─── Supplied material ───
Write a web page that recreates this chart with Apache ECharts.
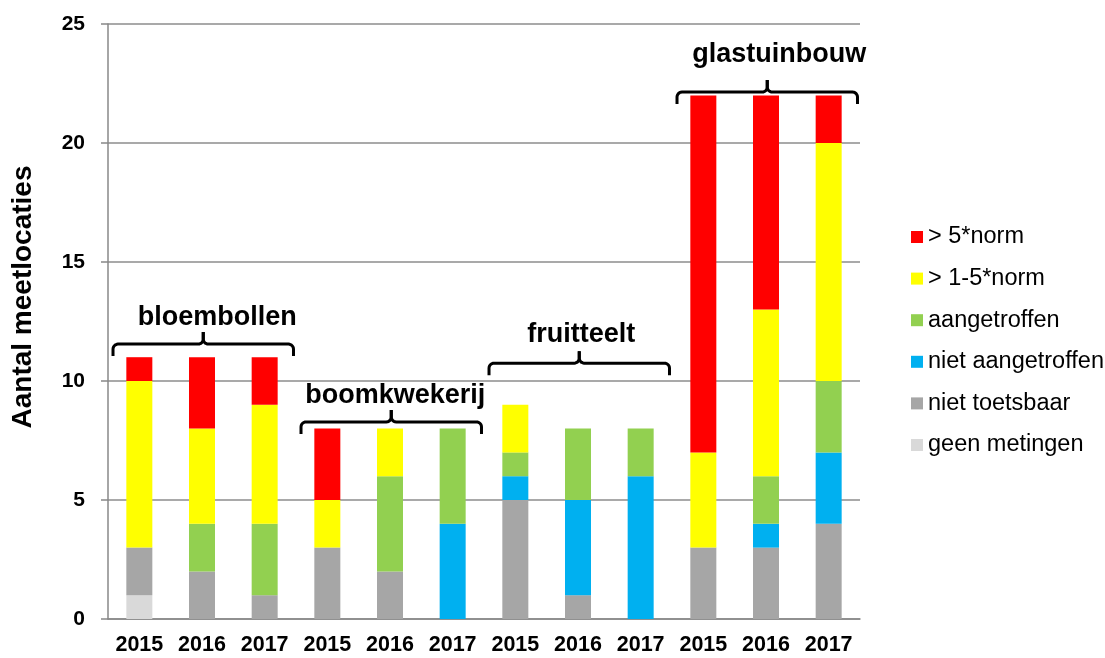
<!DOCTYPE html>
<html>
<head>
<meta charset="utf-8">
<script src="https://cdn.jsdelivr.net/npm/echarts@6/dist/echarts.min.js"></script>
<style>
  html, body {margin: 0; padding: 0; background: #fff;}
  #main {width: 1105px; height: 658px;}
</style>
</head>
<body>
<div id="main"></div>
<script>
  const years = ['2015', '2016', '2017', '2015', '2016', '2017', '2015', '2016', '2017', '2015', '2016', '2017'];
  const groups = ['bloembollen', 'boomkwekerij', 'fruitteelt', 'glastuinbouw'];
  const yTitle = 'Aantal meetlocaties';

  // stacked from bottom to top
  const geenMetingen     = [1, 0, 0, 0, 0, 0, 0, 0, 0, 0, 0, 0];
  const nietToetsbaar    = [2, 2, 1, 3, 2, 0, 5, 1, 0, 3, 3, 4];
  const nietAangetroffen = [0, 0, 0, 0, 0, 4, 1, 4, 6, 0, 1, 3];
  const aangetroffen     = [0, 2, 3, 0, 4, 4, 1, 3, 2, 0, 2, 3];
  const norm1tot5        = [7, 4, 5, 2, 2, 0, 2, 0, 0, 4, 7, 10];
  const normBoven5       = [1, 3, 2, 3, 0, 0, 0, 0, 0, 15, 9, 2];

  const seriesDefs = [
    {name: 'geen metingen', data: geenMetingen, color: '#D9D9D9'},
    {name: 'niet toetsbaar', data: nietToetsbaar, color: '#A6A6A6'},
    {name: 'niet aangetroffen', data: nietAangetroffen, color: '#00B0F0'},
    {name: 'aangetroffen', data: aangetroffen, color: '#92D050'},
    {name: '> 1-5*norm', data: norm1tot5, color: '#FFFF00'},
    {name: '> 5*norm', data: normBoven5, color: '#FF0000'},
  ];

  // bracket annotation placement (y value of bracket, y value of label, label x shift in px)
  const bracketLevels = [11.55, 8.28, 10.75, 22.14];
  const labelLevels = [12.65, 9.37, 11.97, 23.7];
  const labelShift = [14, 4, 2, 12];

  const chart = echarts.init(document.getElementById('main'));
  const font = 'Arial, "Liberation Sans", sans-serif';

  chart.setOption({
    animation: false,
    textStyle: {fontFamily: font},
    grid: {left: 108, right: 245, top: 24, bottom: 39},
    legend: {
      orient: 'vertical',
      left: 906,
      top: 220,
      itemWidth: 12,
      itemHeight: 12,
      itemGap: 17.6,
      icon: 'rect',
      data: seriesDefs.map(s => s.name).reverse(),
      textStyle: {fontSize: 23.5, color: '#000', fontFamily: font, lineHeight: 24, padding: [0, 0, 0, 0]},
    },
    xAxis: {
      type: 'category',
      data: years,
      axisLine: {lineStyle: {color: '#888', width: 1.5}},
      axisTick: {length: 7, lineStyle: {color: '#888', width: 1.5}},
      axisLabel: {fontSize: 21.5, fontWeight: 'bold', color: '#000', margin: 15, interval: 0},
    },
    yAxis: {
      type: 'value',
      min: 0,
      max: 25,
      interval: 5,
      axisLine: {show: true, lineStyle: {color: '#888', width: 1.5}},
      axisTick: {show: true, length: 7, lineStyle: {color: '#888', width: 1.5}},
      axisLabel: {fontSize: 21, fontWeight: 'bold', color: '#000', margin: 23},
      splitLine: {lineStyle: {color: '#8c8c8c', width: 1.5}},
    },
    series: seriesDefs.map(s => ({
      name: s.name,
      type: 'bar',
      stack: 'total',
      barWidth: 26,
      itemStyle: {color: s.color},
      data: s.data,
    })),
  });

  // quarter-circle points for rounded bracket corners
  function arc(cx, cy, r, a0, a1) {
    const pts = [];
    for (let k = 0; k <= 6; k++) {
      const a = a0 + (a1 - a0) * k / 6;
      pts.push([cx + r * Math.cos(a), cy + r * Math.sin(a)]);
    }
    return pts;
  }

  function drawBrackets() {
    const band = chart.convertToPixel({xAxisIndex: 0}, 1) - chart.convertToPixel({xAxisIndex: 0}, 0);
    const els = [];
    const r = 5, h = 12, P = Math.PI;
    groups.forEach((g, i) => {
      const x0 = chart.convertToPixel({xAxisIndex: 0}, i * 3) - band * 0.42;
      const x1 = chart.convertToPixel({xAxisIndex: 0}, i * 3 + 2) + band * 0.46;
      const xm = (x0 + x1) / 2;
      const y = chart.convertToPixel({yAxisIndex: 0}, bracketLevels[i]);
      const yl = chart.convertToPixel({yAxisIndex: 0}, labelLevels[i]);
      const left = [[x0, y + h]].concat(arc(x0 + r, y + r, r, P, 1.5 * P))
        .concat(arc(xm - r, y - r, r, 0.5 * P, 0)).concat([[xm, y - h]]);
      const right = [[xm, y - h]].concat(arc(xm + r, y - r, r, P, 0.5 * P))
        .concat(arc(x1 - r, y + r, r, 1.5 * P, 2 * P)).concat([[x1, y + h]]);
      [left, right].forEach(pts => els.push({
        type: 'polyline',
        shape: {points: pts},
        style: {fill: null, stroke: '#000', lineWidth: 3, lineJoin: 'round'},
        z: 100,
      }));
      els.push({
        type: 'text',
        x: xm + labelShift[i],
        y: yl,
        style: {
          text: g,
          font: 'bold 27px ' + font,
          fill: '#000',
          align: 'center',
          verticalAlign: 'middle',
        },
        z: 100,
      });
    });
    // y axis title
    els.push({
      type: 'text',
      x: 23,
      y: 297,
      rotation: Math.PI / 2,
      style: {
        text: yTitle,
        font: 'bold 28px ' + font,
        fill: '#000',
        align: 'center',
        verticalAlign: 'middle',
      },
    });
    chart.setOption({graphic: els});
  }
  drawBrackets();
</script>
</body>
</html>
───
# Task prompt
Each line of the data is to be duplicated exactly; pictures stay out of the copy.

# Written response
Write a web page that recreates this chart with Apache ECharts.
<!DOCTYPE html>
<html>
<head>
<meta charset="utf-8">
<script src="https://cdn.jsdelivr.net/npm/echarts@6/dist/echarts.min.js"></script>
<style>
  html, body {margin: 0; padding: 0; background: #fff;}
  #main {width: 1105px; height: 658px;}
</style>
</head>
<body>
<div id="main"></div>
<script>
  const years = ['2015', '2016', '2017', '2015', '2016', '2017', '2015', '2016', '2017', '2015', '2016', '2017'];
  const groups = ['bloembollen', 'boomkwekerij', 'fruitteelt', 'glastuinbouw'];
  const yTitle = 'Aantal meetlocaties';

  // stacked from bottom to top
  const geenMetingen     = [1, 0, 0, 0, 0, 0, 0, 0, 0, 0, 0, 0];
  const nietToetsbaar    = [2, 2, 1, 3, 2, 0, 5, 1, 0, 3, 3, 4];
  const nietAangetroffen = [0, 0, 0, 0, 0, 4, 1, 4, 6, 0, 1, 3];
  const aangetroffen     = [0, 2, 3, 0, 4, 4, 1, 3, 2, 0, 2, 3];
  const norm1tot5        = [7, 4, 5, 2, 2, 0, 2, 0, 0, 4, 7, 10];
  const normBoven5       = [1, 3, 2, 3, 0, 0, 0, 0, 0, 15, 9, 2];

  const seriesDefs = [
    {name: 'geen metingen', data: geenMetingen, color: '#D9D9D9'},
    {name: 'niet toetsbaar', data: nietToetsbaar, color: '#A6A6A6'},
    {name: 'niet aangetroffen', data: nietAangetroffen, color: '#00B0F0'},
    {name: 'aangetroffen', data: aangetroffen, color: '#92D050'},
    {name: '> 1-5*norm', data: norm1tot5, color: '#FFFF00'},
    {name: '> 5*norm', data: normBoven5, color: '#FF0000'},
  ];

  // bracket annotation placement (y value of bracket, y value of label, label x shift in px)
  const bracketLevels = [11.55, 8.28, 10.75, 22.14];
  const labelLevels = [12.65, 9.37, 11.97, 23.7];
  const labelShift = [14, 4, 2, 12];

  const chart = echarts.init(document.getElementById('main'));
  const font = 'Arial, "Liberation Sans", sans-serif';

  chart.setOption({
    animation: false,
    textStyle: {fontFamily: font},
    grid: {left: 108, right: 245, top: 24, bottom: 39},
    legend: {
      orient: 'vertical',
      left: 906,
      top: 220,
      itemWidth: 12,
      itemHeight: 12,
      itemGap: 17.6,
      icon: 'rect',
      data: seriesDefs.map(s => s.name).reverse(),
      textStyle: {fontSize: 23.5, color: '#000', fontFamily: font, lineHeight: 24, padding: [0, 0, 0, 0]},
    },
    xAxis: {
      type: 'category',
      data: years,
      axisLine: {lineStyle: {color: '#888', width: 1.5}},
      axisTick: {length: 7, lineStyle: {color: '#888', width: 1.5}},
      axisLabel: {fontSize: 21.5, fontWeight: 'bold', color: '#000', margin: 15, interval: 0},
    },
    yAxis: {
      type: 'value',
      min: 0,
      max: 25,
      interval: 5,
      axisLine: {show: true, lineStyle: {color: '#888', width: 1.5}},
      axisTick: {show: true, length: 7, lineStyle: {color: '#888', width: 1.5}},
      axisLabel: {fontSize: 21, fontWeight: 'bold', color: '#000', margin: 23},
      splitLine: {lineStyle: {color: '#8c8c8c', width: 1.5}},
    },
    series: seriesDefs.map(s => ({
      name: s.name,
      type: 'bar',
      stack: 'total',
      barWidth: 26,
      itemStyle: {color: s.color},
      data: s.data,
    })),
  });

  // quarter-circle points for rounded bracket corners
  function arc(cx, cy, r, a0, a1) {
    const pts = [];
    for (let k = 0; k <= 6; k++) {
      const a = a0 + (a1 - a0) * k / 6;
      pts.push([cx + r * Math.cos(a), cy + r * Math.sin(a)]);
    }
    return pts;
  }

  function drawBrackets() {
    const band = chart.convertToPixel({xAxisIndex: 0}, 1) - chart.convertToPixel({xAxisIndex: 0}, 0);
    const els = [];
    const r = 5, h = 12, P = Math.PI;
    groups.forEach((g, i) => {
      const x0 = chart.convertToPixel({xAxisIndex: 0}, i * 3) - band * 0.42;
      const x1 = chart.convertToPixel({xAxisIndex: 0}, i * 3 + 2) + band * 0.46;
      const xm = (x0 + x1) / 2;
      const y = chart.convertToPixel({yAxisIndex: 0}, bracketLevels[i]);
      const yl = chart.convertToPixel({yAxisIndex: 0}, labelLevels[i]);
      const left = [[x0, y + h]].concat(arc(x0 + r, y + r, r, P, 1.5 * P))
        .concat(arc(xm - r, y - r, r, 0.5 * P, 0)).concat([[xm, y - h]]);
      const right = [[xm, y - h]].concat(arc(xm + r, y - r, r, P, 0.5 * P))
        .concat(arc(x1 - r, y + r, r, 1.5 * P, 2 * P)).concat([[x1, y + h]]);
      [left, right].forEach(pts => els.push({
        type: 'polyline',
        shape: {points: pts},
        style: {fill: null, stroke: '#000', lineWidth: 3, lineJoin: 'round'},
        z: 100,
      }));
      els.push({
        type: 'text',
        x: xm + labelShift[i],
        y: yl,
        style: {
          text: g,
          font: 'bold 27px ' + font,
          fill: '#000',
          align: 'center',
          verticalAlign: 'middle',
        },
        z: 100,
      });
    });
    // y axis title
    els.push({
      type: 'text',
      x: 23,
      y: 297,
      rotation: Math.PI / 2,
      style: {
        text: yTitle,
        font: 'bold 28px ' + font,
        fill: '#000',
        align: 'center',
        verticalAlign: 'middle',
      },
    });
    chart.setOption({graphic: els});
  }
  drawBrackets();
</script>
</body>
</html>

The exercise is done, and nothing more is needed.